The exercise - Without the images, write out the whole listing exactly.

:: Data lines

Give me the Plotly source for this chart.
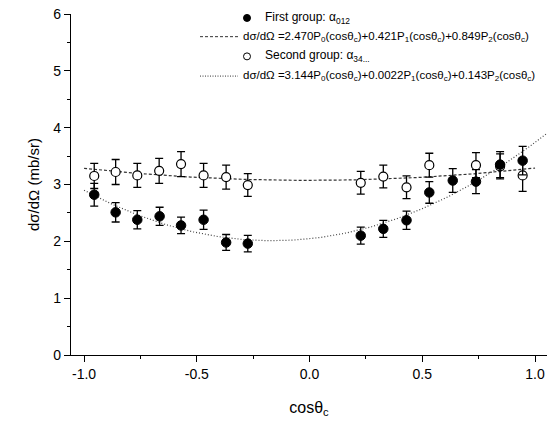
import numpy as np
import plotly.graph_objects as go

# ---- data ----
x_first = [-0.955, -0.86, -0.764, -0.665, -0.57, -0.47, -0.37, -0.274,
           0.227, 0.327, 0.43, 0.531, 0.635, 0.738, 0.845, 0.945]
y_first = [2.82, 2.51, 2.38, 2.44, 2.28, 2.38, 1.98, 1.96,
           2.10, 2.22, 2.37, 2.86, 3.07, 3.05, 3.35, 3.42]
err_first = [0.20, 0.17, 0.16, 0.16, 0.145, 0.17, 0.14, 0.145,
             0.15, 0.15, 0.16, 0.19, 0.21, 0.21, 0.23, 0.25]

x_second = [-0.955, -0.86, -0.764, -0.667, -0.57, -0.47, -0.37, -0.274,
            0.227, 0.327, 0.43, 0.531, 0.738, 0.845, 0.945]
y_second = [3.15, 3.22, 3.16, 3.24, 3.36, 3.16, 3.13, 2.99,
            3.03, 3.14, 2.95, 3.34, 3.34, 3.32, 3.16]
err_second = [0.22, 0.22, 0.21, 0.22, 0.22, 0.21, 0.21, 0.20,
              0.20, 0.20, 0.20, 0.21, 0.22, 0.22, 0.28]

# Legendre fit coefficients (P0, P1, P2) from the legend
coef_first = [2.470, 0.421, 0.849]
coef_second = [3.144, 0.0022, 0.143]
fit_first_range = [-1.0, 1.05]
fit_second_range = [-1.0, 1.0]

legend_texts = [
    "First group: α<sub>012</sub>",
    "dσ/dΩ =2.470P<sub>0</sub>(cosθ<sub>c</sub>)+0.421P<sub>1</sub>(cosθ<sub>c</sub>)+0.849P<sub>2</sub>(cosθ<sub>c</sub>)",
    "Second group: α<sub>34...</sub>",
    "dσ/dΩ =3.144P<sub>0</sub>(cosθ<sub>c</sub>)+0.0022P<sub>1</sub>(cosθ<sub>c</sub>)+0.143P<sub>2</sub>(cosθ<sub>c</sub>)",
]


def legendre_sum(c, x):
    x = np.asarray(x)
    return c[0] + c[1] * x + c[2] * 0.5 * (3 * x ** 2 - 1)


FONT = "Arial, Liberation Sans, sans-serif"

fig = go.Figure()

xf = np.linspace(fit_first_range[0], fit_first_range[1], 200)
xs = np.linspace(fit_second_range[0], fit_second_range[1], 200)
fig.add_trace(go.Scatter(x=xs, y=legendre_sum(coef_second, xs), mode="lines",
                         line=dict(color="#333333", width=1.2, dash="3px,2px"),
                         showlegend=False, hoverinfo="skip"))
fig.add_trace(go.Scatter(x=xf, y=legendre_sum(coef_first, xf), mode="lines",
                         line=dict(color="#444444", width=1.2, dash="1px,2px"),
                         showlegend=False, hoverinfo="skip"))

fig.add_trace(go.Scatter(
    x=x_second, y=y_second, mode="markers",
    marker=dict(symbol="circle", size=9, color="white",
                line=dict(color="black", width=1.2)),
    error_y=dict(type="data", array=err_second, color="black",
                 thickness=1.3, width=4),
    showlegend=False))
fig.add_trace(go.Scatter(
    x=x_first, y=y_first, mode="markers",
    marker=dict(symbol="circle", size=9.5, color="black",
                line=dict(color="black", width=1)),
    error_y=dict(type="data", array=err_first, color="black",
                 thickness=1.3, width=4),
    showlegend=False))

# ---- hand-built legend (paper coordinates) ----
L, R, T, B = 71, 6, 9, 77
W, H = 553, 432
pw, ph = W - L - R, H - T - B


def px(xp):
    return (xp - L) / pw


def py(yp):
    return (H - B - yp) / ph


rows = [13, 32, 52, 72]
shapes = []
annotations = []
# markers
for i, filled in [(0, True), (2, False)]:
    shapes.append(dict(type="circle", xref="paper", yref="paper",
                       xsizemode="pixel", ysizemode="pixel",
                       xanchor=px(247), yanchor=py(rows[i]),
                       x0=-3.5, x1=3.5, y0=-3.5, y1=3.5,
                       fillcolor="black" if filled else "white",
                       line=dict(color="black", width=1)))
    annotations.append(dict(x=px(263), y=py(rows[i]), xref="paper", yref="paper",
                            text=legend_texts[i], showarrow=False,
                            xanchor="left", yanchor="middle",
                            font=dict(family=FONT, size=12, color="black")))
for i, dash in [(1, "3px,2px"), (3, "1px,1.5px")]:
    shapes.append(dict(type="line", xref="paper", yref="paper",
                       x0=px(200), x1=px(238), y0=py(rows[i]), y1=py(rows[i]),
                       line=dict(color="#333333", width=1, dash=dash)))
    annotations.append(dict(x=px(241), y=py(rows[i]), xref="paper", yref="paper",
                            text=legend_texts[i], showarrow=False,
                            xanchor="left", yanchor="middle",
                            font=dict(family=FONT, size=11.5, color="black")))

fig.update_layout(
    width=W, height=H,
    margin=dict(l=L, r=R, t=T, b=B),
    paper_bgcolor="white", plot_bgcolor="white",
    font=dict(family=FONT, color="black"),
    shapes=shapes, annotations=annotations,
    showlegend=False,
)
fig.update_xaxes(range=[-1.058, 1.053], tickvals=[-1.0, -0.5, 0.0, 0.5, 1.0],
                 ticktext=["-1.0", "-0.5", "0.0", "0.5", "1.0"],
                 ticks="outside", ticklen=6, tickwidth=1.2, tickcolor="black",
                 minor=dict(dtick=0.25, tick0=0, ticks="outside", ticklen=3,
                            tickcolor="black", showgrid=False),
                 showline=True, linecolor="black", linewidth=1.2,
                 showgrid=False, zeroline=False,
                 tickfont=dict(size=14),
                 title=dict(text="cosθ<sub>c</sub>", font=dict(size=16), standoff=20))
fig.update_yaxes(range=[0, 6], dtick=1, tick0=0,
                 ticks="outside", ticklen=6, tickwidth=1.2, tickcolor="black",
                 minor=dict(dtick=0.5, tick0=0, ticks="outside", ticklen=3,
                            tickcolor="black", showgrid=False),
                 showline=True, linecolor="black", linewidth=1.2,
                 showgrid=False, zeroline=False,
                 tickfont=dict(size=14),
                 title=dict(text="dσ/dΩ (mb/sr)", font=dict(size=15), standoff=10))

fig.write_html("out.html")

::::

Output of the exercise -
Give me the Plotly source for this chart.
import numpy as np
import plotly.graph_objects as go

# ---- data ----
x_first = [-0.955, -0.86, -0.764, -0.665, -0.57, -0.47, -0.37, -0.274,
           0.227, 0.327, 0.43, 0.531, 0.635, 0.738, 0.845, 0.945]
y_first = [2.82, 2.51, 2.38, 2.44, 2.28, 2.38, 1.98, 1.96,
           2.10, 2.22, 2.37, 2.86, 3.07, 3.05, 3.35, 3.42]
err_first = [0.20, 0.17, 0.16, 0.16, 0.145, 0.17, 0.14, 0.145,
             0.15, 0.15, 0.16, 0.19, 0.21, 0.21, 0.23, 0.25]

x_second = [-0.955, -0.86, -0.764, -0.667, -0.57, -0.47, -0.37, -0.274,
            0.227, 0.327, 0.43, 0.531, 0.738, 0.845, 0.945]
y_second = [3.15, 3.22, 3.16, 3.24, 3.36, 3.16, 3.13, 2.99,
            3.03, 3.14, 2.95, 3.34, 3.34, 3.32, 3.16]
err_second = [0.22, 0.22, 0.21, 0.22, 0.22, 0.21, 0.21, 0.20,
              0.20, 0.20, 0.20, 0.21, 0.22, 0.22, 0.28]

# Legendre fit coefficients (P0, P1, P2) from the legend
coef_first = [2.470, 0.421, 0.849]
coef_second = [3.144, 0.0022, 0.143]
fit_first_range = [-1.0, 1.05]
fit_second_range = [-1.0, 1.0]

legend_texts = [
    "First group: α<sub>012</sub>",
    "dσ/dΩ =2.470P<sub>0</sub>(cosθ<sub>c</sub>)+0.421P<sub>1</sub>(cosθ<sub>c</sub>)+0.849P<sub>2</sub>(cosθ<sub>c</sub>)",
    "Second group: α<sub>34...</sub>",
    "dσ/dΩ =3.144P<sub>0</sub>(cosθ<sub>c</sub>)+0.0022P<sub>1</sub>(cosθ<sub>c</sub>)+0.143P<sub>2</sub>(cosθ<sub>c</sub>)",
]


def legendre_sum(c, x):
    x = np.asarray(x)
    return c[0] + c[1] * x + c[2] * 0.5 * (3 * x ** 2 - 1)


FONT = "Arial, Liberation Sans, sans-serif"

fig = go.Figure()

xf = np.linspace(fit_first_range[0], fit_first_range[1], 200)
xs = np.linspace(fit_second_range[0], fit_second_range[1], 200)
fig.add_trace(go.Scatter(x=xs, y=legendre_sum(coef_second, xs), mode="lines",
                         line=dict(color="#333333", width=1.2, dash="3px,2px"),
                         showlegend=False, hoverinfo="skip"))
fig.add_trace(go.Scatter(x=xf, y=legendre_sum(coef_first, xf), mode="lines",
                         line=dict(color="#444444", width=1.2, dash="1px,2px"),
                         showlegend=False, hoverinfo="skip"))

fig.add_trace(go.Scatter(
    x=x_second, y=y_second, mode="markers",
    marker=dict(symbol="circle", size=9, color="white",
                line=dict(color="black", width=1.2)),
    error_y=dict(type="data", array=err_second, color="black",
                 thickness=1.3, width=4),
    showlegend=False))
fig.add_trace(go.Scatter(
    x=x_first, y=y_first, mode="markers",
    marker=dict(symbol="circle", size=9.5, color="black",
                line=dict(color="black", width=1)),
    error_y=dict(type="data", array=err_first, color="black",
                 thickness=1.3, width=4),
    showlegend=False))

# ---- hand-built legend (paper coordinates) ----
L, R, T, B = 71, 6, 9, 77
W, H = 553, 432
pw, ph = W - L - R, H - T - B


def px(xp):
    return (xp - L) / pw


def py(yp):
    return (H - B - yp) / ph


rows = [13, 32, 52, 72]
shapes = []
annotations = []
# markers
for i, filled in [(0, True), (2, False)]:
    shapes.append(dict(type="circle", xref="paper", yref="paper",
                       xsizemode="pixel", ysizemode="pixel",
                       xanchor=px(247), yanchor=py(rows[i]),
                       x0=-3.5, x1=3.5, y0=-3.5, y1=3.5,
                       fillcolor="black" if filled else "white",
                       line=dict(color="black", width=1)))
    annotations.append(dict(x=px(263), y=py(rows[i]), xref="paper", yref="paper",
                            text=legend_texts[i], showarrow=False,
                            xanchor="left", yanchor="middle",
                            font=dict(family=FONT, size=12, color="black")))
for i, dash in [(1, "3px,2px"), (3, "1px,1.5px")]:
    shapes.append(dict(type="line", xref="paper", yref="paper",
                       x0=px(200), x1=px(238), y0=py(rows[i]), y1=py(rows[i]),
                       line=dict(color="#333333", width=1, dash=dash)))
    annotations.append(dict(x=px(241), y=py(rows[i]), xref="paper", yref="paper",
                            text=legend_texts[i], showarrow=False,
                            xanchor="left", yanchor="middle",
                            font=dict(family=FONT, size=11.5, color="black")))

fig.update_layout(
    width=W, height=H,
    margin=dict(l=L, r=R, t=T, b=B),
    paper_bgcolor="white", plot_bgcolor="white",
    font=dict(family=FONT, color="black"),
    shapes=shapes, annotations=annotations,
    showlegend=False,
)
fig.update_xaxes(range=[-1.058, 1.053], tickvals=[-1.0, -0.5, 0.0, 0.5, 1.0],
                 ticktext=["-1.0", "-0.5", "0.0", "0.5", "1.0"],
                 ticks="outside", ticklen=6, tickwidth=1.2, tickcolor="black",
                 minor=dict(dtick=0.25, tick0=0, ticks="outside", ticklen=3,
                            tickcolor="black", showgrid=False),
                 showline=True, linecolor="black", linewidth=1.2,
                 showgrid=False, zeroline=False,
                 tickfont=dict(size=14),
                 title=dict(text="cosθ<sub>c</sub>", font=dict(size=16), standoff=20))
fig.update_yaxes(range=[0, 6], dtick=1, tick0=0,
                 ticks="outside", ticklen=6, tickwidth=1.2, tickcolor="black",
                 minor=dict(dtick=0.5, tick0=0, ticks="outside", ticklen=3,
                            tickcolor="black", showgrid=False),
                 showline=True, linecolor="black", linewidth=1.2,
                 showgrid=False, zeroline=False,
                 tickfont=dict(size=14),
                 title=dict(text="dσ/dΩ (mb/sr)", font=dict(size=15), standoff=10))

fig.write_html("out.html")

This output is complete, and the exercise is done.